Adaptive Thresholding: A deployment-specific threshold $t_\tau$ $t_{τ}$ is applied: $\hat{y}_\tau = \mathbb{I}[\hat{r} \ge t_\tau]$ $\overset{y}{^}_{τ} = I [\overset{r}{^} \geq t_{τ}]$ .
- Rubric Thresholding: Uses fixed thresholds based on severity tiers (e.g., $t_{strict}=20, t_{loose}=60$ ).
- Calibrated Thresholding: Selects the optimal threshold on a small validation set for the target policy.

3. Key Contributions

FlexBench: The first benchmark designed to evaluate LLM moderators under controlled, varying strictness regimes (Strict, Moderate, Loose), revealing the brittleness of current state-of-the-art (SOTA) models.
FlexGuard: A novel moderator that outputs calibrated continuous risk scores rather than binary decisions, enabling dynamic adaptation to different enforcement policies via simple thresholding.
Training Strategy: A robust distillation and alignment pipeline (Rubric-guided distillation + GRPO) that ensures score-severity consistency without requiring massive human-annotated continuous datasets.
Empirical Evidence: Demonstrated that binary models suffer significant performance drops (up to 19.2% F1 drop) when shifting strictness, while FlexGuard maintains high robustness.

4. Experimental Results

Performance on FlexBench

Robustness: FlexGuard achieved the highest Average F1 and Worst-Regime F1 across both prompt and response moderation.
Comparison:
- Qwen3Guard (SOTA binary model) dropped 19.2% in F1 when moving from Strict to Loose regimes on prompt moderation.
- FlexGuard (Calibrated) maintained an F1 of 78.26% in the Loose regime (compared to 83.99% in Strict), showing minimal degradation.
- FlexGuard outperformed the best baseline (Doubao-1.8) by 5.85% in average F1 for prompt moderation.

Performance on Public Benchmarks

Evaluated on standard benchmarks (ToxicChat, HarmBench, BeaverTails, etc.) using original binary labels.
FlexGuard achieved strong average performance (e.g., 88.32% average F1 on response moderation), often outperforming specialized baselines despite training on fewer data sources.

Ablation Studies

Continuous Scoring: Moving from binary SFT to continuous score SFT improved robustness.
Rubric Distillation: Using rubric-guided LLM scores significantly outperformed simple Beta-distribution soft targets.
Calibration: Label-consistent calibration further improved performance, especially in loose regimes.
GRPO: The reinforcement learning stage provided the largest gains, proving that optimizing for score regression is critical for severity alignment.

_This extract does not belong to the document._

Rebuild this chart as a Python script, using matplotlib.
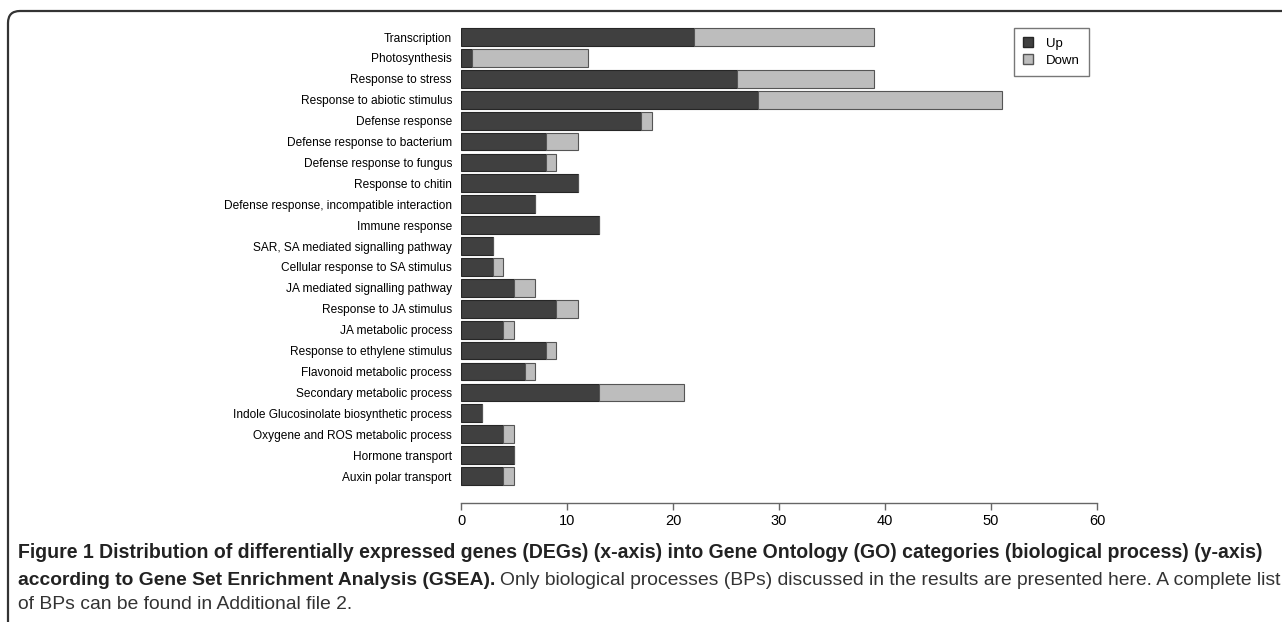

5. Significance and Impact

Practical Deployment: FlexGuard solves a critical industry pain point: the need to deploy a single model that can satisfy diverse and changing safety policies without retraining.
Beyond Binary: It shifts the paradigm from "Safe/Unsafe" to "Risk Severity," providing a more nuanced and interpretable safety signal.
Reproducibility: The authors released the source code, data (FlexBench), and model checkpoints to facilitate further research in adaptive safety.
Ethical Considerations: The paper acknowledges dual-use risks (e.g., using the model to probe boundaries for evasion) and suggests safeguards like rate limiting and human oversight. It also highlights the subjectivity of harm definitions across cultures.

In conclusion, FlexGuard represents a significant step forward in making LLM safety systems flexible, robust, and adaptable to the complex, shifting landscape of real-world content moderation requirements.